Mercy Rule?: Court Declines to Treble Huge $925MM Potential TCPA Award Against Visalus

As readers of TCPAWorld are already well aware, back in April an Oregon jury returned a verdict in favor of a certified class that received 1.8MM telemarketing calls from multi-level marketing company ViSalus. The verdict would potentially sustain a $925MM judgment assigning the TCPA’s minimum $500.00 per call award.

While that number was impressive, ViSalus lawyers almost immediately called the propriety of the verdict into question given the jury’s inability to discern how many of the “illegal” calls were made to cell phone numbers. Then, as we reported just last week, the FCC threw class counsel another curveball by issuing an order granting ViSalus’ request for a waiver of its retroactive liability under the FCC’s express consent rules.
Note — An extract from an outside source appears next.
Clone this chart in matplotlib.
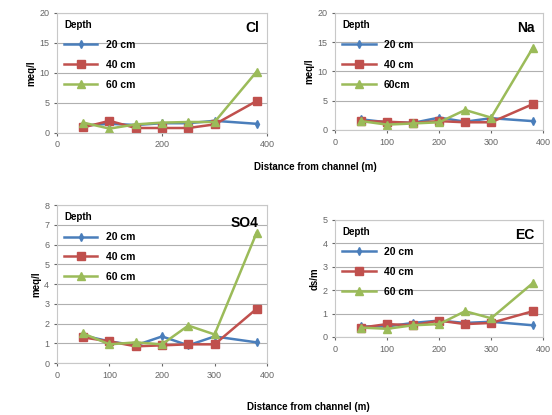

Well the class is now in for more bad news—just yesterday the Court ruled on the Plaintiff’s request to enhance any potential damage award under the TCPA’s discretionary trebling provision for willful violations. Had the Court agreed with the Plaintiff ViSalus could have been staring at an other-worldly  $2.7BB (billion with a b) judgment. Luckily for Visalus—and all of us that like measured judicial temperament—the Court refused to enhance a punishment that already far outpaces the crime.  See Wakefield v. ViSalus, Case No. 3:15-cv-1857-SI, Doc. No. 326 (D. Or. June 24, 2019)(Wakefield III).

In Wakefield III, the Court begins its analysis of the trebling issue by adopting a relatively low threshold for willfulness—it concludes that an act is willful for TCPA purposes where only an unlawful was “done intentionally or volitionally, as opposed to inadvertently.” Wakefield III at * 3. But it also rules that a Defendant must have a more or less complete understanding of the predicate facts to be held liable for punitive trebling. Specifically the Court rules a Defendant must have known: “(1) that it was placing telemarketing calls; (2) to a mobile (or cellular) telephone number or to a residential telephone landline; (3) the call used an artificial or prerecorded voice, and (4) the person being called had not given prior express written consent.” While TCPA defendants would undoubtedly prefer the stouter approach adopted by many courts that a Defendant must actually know it is violating the TCPA to qualify for trebling, the Wakefield court’s approach provides a clear and firm standard that should be workable in most cases.

After deriving the applicable rule, the Court reviewed the evidence on willfulness concluding that because ViSalus had never been sued before under the TCPA and had received a mere 2 complaints about calls it may have properly concluded it did not have a serious problem with its marketing calls. Moreover the Court notes that ViSalus stopped making marketing calls almost immediately after the suit was filed so an enhanced damage award would serve no deterrent effect.

Most importantly, however, the Court finds that the minimum statutory damages available to the class of $925MM is, itself, sufficient to deter further conduct. It writes:

The damage award in this case of more than $925 million is more than sufficient to accomplish the purposes of the TCPA, and Defendant has stopped making the type of violative calls at issue in this case. The Court believes that an award of statutory minimum damages is sufficient to deter Defendant, and others, from committing future violations of the TCPA and that a further award of enhanced damages are not warranted.

So there you go TCPAWorld. At least one court has found that a $925MM verdict is enough to deter TCPA violations. If only Jay had earned that first billion dollar verdict we know he was after. Maybe next time pal.

Notably the Court specifically references the FCC’s big waiver of ViSalus’ requirement to comply with the express written consent rules triggering liability in the suit. Might this mean a new trial is on its way?  More to come.